I love the idea that the children are taught that there is no death, but that the spirit carries on and goes into the hares and other creatures in nature.
The eternal cycle of existence is expressed in a song sung while the young boys are dancing around the Maypole, which the girls are being taught is a symbol of male sexuality and the erect phallus.
In the woods there grew a tree
And on that tree there was a limb
And on that limb there was a branch
The song continues to a nest with an egg, containing a bird, a feather becomes a bed, where a couple conceive a child who grows and dies, and on his grave there grew a tree, and the cycle starts and goes round again, eternally.
I read that Shaffer and Hardy raided the book 'The Golden Bough' by J G Frazer, a monumental work of comparative mythology and folklore, and took chunks from here there and everywhere. Which put the hackles up of some people.
The film was not a commercial success when it was first released, and suffered from being hacked rather than cut.
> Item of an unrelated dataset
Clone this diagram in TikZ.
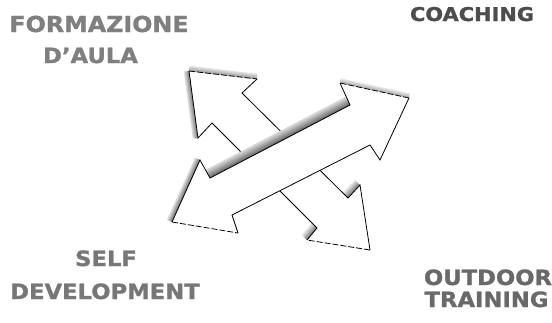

The general public didn't understand it (hardly surprising) but it did gain a cult following (again hardly surprising).
It has been slated over the years for various reasons, some decry its openly sexual nature, some that it is too Pagan, others that it is not accurately Pagan enough.
Frankly I love it, apart from the final burning scene - and my main objection to that is the animals and birds fastened in the Wicker Man, go ahead and burn the christian (they've burnt enough Pagans, the Goddess knows), but don't harm the animals!